International career
- Years: Team / Apps / (Points)
- 2025: England U18
- 2026–: England U20
- Correct as of 11 June 2026

= Sam Winters =

English rugby union player (born 2006)

 Sam Winters (born 28 November 2006) is an English professional rugby union footballer who plays for Bath Rugby at full-back or wing.

==Club career==
From Crazies Hill, Berkshire, Winters is a former Henley Rugby Club player and student at Harrow School, with whom he won the Daily Mail Schools Trophy and Continental Tyres National Schools Cup. Winters was in the youth academy at London Irish prior to joining Bath. He signed his first professional contract with the Bath Academy in November 2024, prior to combining his rugby with studying at the University of Bath.

Winters made his competitive debut for Bath in the 2025-26 season in the Premiership Rugby Cup against local rivals Bristol Bears.
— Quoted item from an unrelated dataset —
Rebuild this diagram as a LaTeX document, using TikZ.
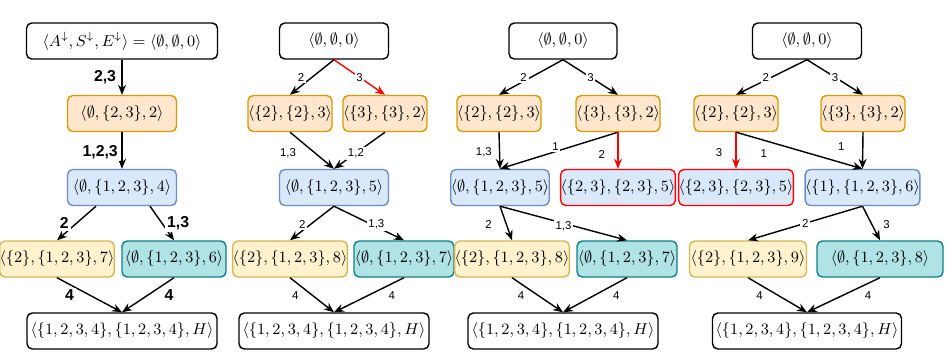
\documentclass[tikz,border=0pt]{standalone}
\usepackage{amsmath,amssymb}
\usepackage{fontspec}
\newfontfamily\lbfont{Liberation Sans}
\usepackage{tikz}
\usetikzlibrary{arrows.meta,calc}
\definecolor{orfill}{HTML}{FFE6CC}\definecolor{ordraw}{HTML}{D79B00}
\definecolor{blfill}{HTML}{DAE8FC}\definecolor{bldraw}{HTML}{6C8EBF}
\definecolor{yefill}{HTML}{FFF2CC}\definecolor{yedraw}{HTML}{D6B656}
\definecolor{cyfill}{HTML}{B0E3E6}\definecolor{cydraw}{HTML}{0E8088}
\tikzset{
  >={Stealth[length=2mm,width=1.6mm]},
  bx/.style={draw,rounded corners=3pt,minimum height=7.2mm,inner xsep=0pt,inner ysep=1pt,font=\fontsize{8.8}{10}\selectfont},
  wd/.style={minimum width=#1cm},
  tbox/.style={bx,fill=white},
  obox/.style={bx,fill=orfill,draw=ordraw},
  blbox/.style={bx,fill=blfill,draw=bldraw},
  ybox/.style={bx,fill=yefill,draw=yedraw},
  cbox/.style={bx,fill=cyfill,draw=cydraw},
  rbox/.style={bx,fill=blfill,draw=red},
  lb/.style={midway,fill=white,inner sep=1pt,font=\lbfont\fontsize{6.5}{7}\selectfont},
  lbb/.style={lb,font=\lbfont\bfseries\fontsize{9}{10}\selectfont},
  hl/.style={draw=red},
  every picture/.style={line width=0.8pt},
}
\begin{document}
\begin{tikzpicture}
\useasboundingbox (0,0) rectangle (18.94,-7.04);
\node[tbox,wd=3.82] (T1) at (2.44,-0.82) {$\langle A^{\downarrow},S^{\downarrow},E^{\downarrow}\rangle=\langle\emptyset,\emptyset,0\rangle$};
\node[obox,wd=2.18] (O1) at (2.44,-2.27) {$\langle\emptyset,\{2,3\},2\rangle$};
\node[blbox,wd=2.18] (B1) at (2.44,-3.75) {$\langle\emptyset,\{1,2,3\},4\rangle$};
\node[ybox,wd=2.24] (Y1) at (1.14,-5.18) {$\langle\{2\},\{1,2,3\},7\rangle$}; \node[cbox,wd=2.08] (C1) at (3.48,-5.18) {$\langle\emptyset,\{1,2,3\},6\rangle$};
\node[tbox,wd=3.80] (E1) at (2.44,-6.62) {$\langle\{1,2,3,4\},\{1,2,3,4\},H\rangle$};
\draw[->] (T1)--(O1) node[lbb,left=2pt]{2,3}; \draw[->] (O1)--(B1) node[lbb,pos=0.56,left=1pt]{1,2,3};
\draw[->] ([xshift=-0.52cm]B1.south)--(Y1.north) node[lbb,left=3pt]{2}; \draw[->] ([xshift=0.56cm]B1.south)--(C1.north) node[lbb,right=1.5pt]{1,3};
\draw[->] (Y1.south)--(E1.north) node[lbb,left=7.5pt]{4}; \draw[->] (C1.south)--(E1.north) node[lbb,right=8pt]{4};
\begin{scope}[xshift=6.68cm]
\node[tbox,wd=2.18] (T2) at (0,-0.82) {$\langle\emptyset,\emptyset,0\rangle$};
\node[obox,wd=1.64] (OL2) at (-0.88,-2.27) {$\langle\{2\},\{2\},3\rangle$}; \node[obox,wd=1.62] (OR2) at (1.02,-2.27) {$\langle\{3\},\{3\},2\rangle$};
\node[blbox,wd=2.18] (B2) at (0,-3.75) {$\langle\emptyset,\{1,2,3\},5\rangle$};
\node[ybox,wd=2.18] (Y2) at (-0.88,-5.18) {$\langle\{2\},\{1,2,3\},8\rangle$}; \node[cbox,wd=2.00] (C2) at (1.40,-5.18) {$\langle\emptyset,\{1,2,3\},7\rangle$};
\node[tbox,wd=3.80] (E2) at (0,-6.62) {$\langle\{1,2,3,4\},\{1,2,3,4\},H\rangle$};
\draw[->] (T2.south)--(OL2.north) node[lb,left=3pt]{2}; \draw[->,hl] (T2.south)--(OR2.north) node[lb]{3};
\draw[->] (OL2.south)--(B2.north) node[lb,pos=0.57,left=9.5pt]{1,3}; \draw[->] (OR2.south)--(B2.north) node[lb,pos=0.57]{1,2};
\draw[->] (B2.south)--(Y2.north) node[lb,pos=0.53,left=1.5pt]{2}; \draw[->] (B2.south)--(C2.north) node[lb,pos=0.53,xshift=3pt]{1,3};
\draw[->] (Y2.south)--(E2.north) node[lb,pos=0.53,left=7pt]{4}; \draw[->] (C2.south)--(E2.north) node[lb,pos=0.53,right=11pt]{4};
\end{scope}
\begin{scope}[xshift=11.26cm]
\node[tbox,wd=2.16] (T3) at (0,-0.82) {$\langle\emptyset,\emptyset,0\rangle$};
\node[obox,wd=1.64] (OL3) at (-1.28,-2.27) {$\langle\{2\},\{2\},3\rangle$}; \node[obox,wd=1.62] (OR3) at (1.10,-2.27) {$\langle\{3\},\{3\},2\rangle$};
\node[blbox,wd=1.84] (B3) at (-1.26,-3.75) {$\langle\emptyset,\{1,2,3\},5\rangle$}; \node[rbox,wd=2.18] (RD3) at (1.10,-3.75) {$\langle\{2,3\},\{2,3\},5\rangle$};
\node[ybox,wd=2.18] (Y3) at (-1.02,-5.18) {$\langle\{2\},\{1,2,3\},8\rangle$}; \node[cbox,wd=2.00] (C3) at (1.28,-5.18) {$\langle\emptyset,\{1,2,3\},7\rangle$};
\node[tbox,wd=3.80] (E3) at (0,-6.62) {$\langle\{1,2,3,4\},\{1,2,3,4\},H\rangle$};
\draw[->] (T3.south)--(OL3.north) node[lb,left=1pt]{2}; \draw[->] (T3.south)--(OR3.north) node[lb]{3};
\draw[->] (OL3.south)--(B3.north) node[lb,pos=0.55,left=3pt]{1,3}; \draw[->] (OR3.south)--(B3.north) node[lb,pos=0.53,yshift=3pt]{1};
\draw[->,hl] (OR3.south)--(RD3.north) node[lb,pos=0.6,left=6pt]{2};
\draw[->] (B3.south)--(Y3.north) node[lb,pos=0.53,left=7pt]{2}; \draw[->] (B3.south)--(C3.north) node[lb,yshift=-1.5pt]{1,3};
\draw[->] (Y3.south)--(E3.north) node[lb,pos=0.53,left=7pt]{4}; \draw[->] (C3.south)--(E3.north) node[lb,pos=0.53,right=10pt]{4};
\end{scope}
\begin{scope}[xshift=16.14cm]
\node[tbox,wd=2.18] (T4) at (0,-0.82) {$\langle\emptyset,\emptyset,0\rangle$};
\node[obox,wd=1.68] (OL4) at (-1.42,-2.27) {$\langle\{2\},\{2\},3\rangle$}; \node[obox,wd=1.60] (OR4) at (1.12,-2.27) {$\langle\{3\},\{3\},2\rangle$};
\node[rbox,wd=2.18] (RD4) at (-1.42,-3.75) {$\langle\{2,3\},\{2,3\},5\rangle$}; \node[blbox,wd=2.18] (B4) at (1.11,-3.75) {$\langle\{1\},\{1,2,3\},6\rangle$};
\node[ybox,wd=2.34] (Y4) at (-1.18,-5.18) {$\langle\{2\},\{1,2,3\},9\rangle$}; \node[cbox,wd=2.52] (C4) at (1.46,-5.18) {$\langle\emptyset,\{1,2,3\},8\rangle$};
\node[tbox,wd=3.78] (E4) at (0,-6.62) {$\langle\{1,2,3,4\},\{1,2,3,4\},H\rangle$};
\draw[->] (T4.south)--(OL4.north) node[lb,left=0pt]{2}; \draw[->] (T4.south)--(OR4.north) node[lb]{3};
\draw[->,hl] (OL4.south)--(RD4.north) node[lb,pos=0.55,left=6.5pt]{3}; \draw[->] (OL4.south)--(B4.north) node[lb,pos=0.22,below=4pt]{1};
\draw[->] (OR4.south)--(B4.north) node[lb,pos=0.38,left=9pt]{1};
\draw[->] (B4.south)--(Y4.north) node[lb]{2}; \draw[->] (B4.south)--(C4.north) node[lb,pos=0.55,right=5pt]{3};
\draw[->] (Y4.south)--(E4.north) node[lb,pos=0.53,left=8pt]{4}; \draw[->] (C4.south)--(E4.north) node[lb,pos=0.53,right=12pt]{4};
\end{scope}
\end{tikzpicture}
\end{document}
That season, Winters made his league debut in PREM Rugby for Bath in an away fixture against Northampton Saints on 25 April 2026, appearing as a second half replacement.

==International career==
Formerly an England U18 and England U19 international, Winters played for England U20 at the 2026 World Rugby Junior World Championship where the team reached the semi-finals.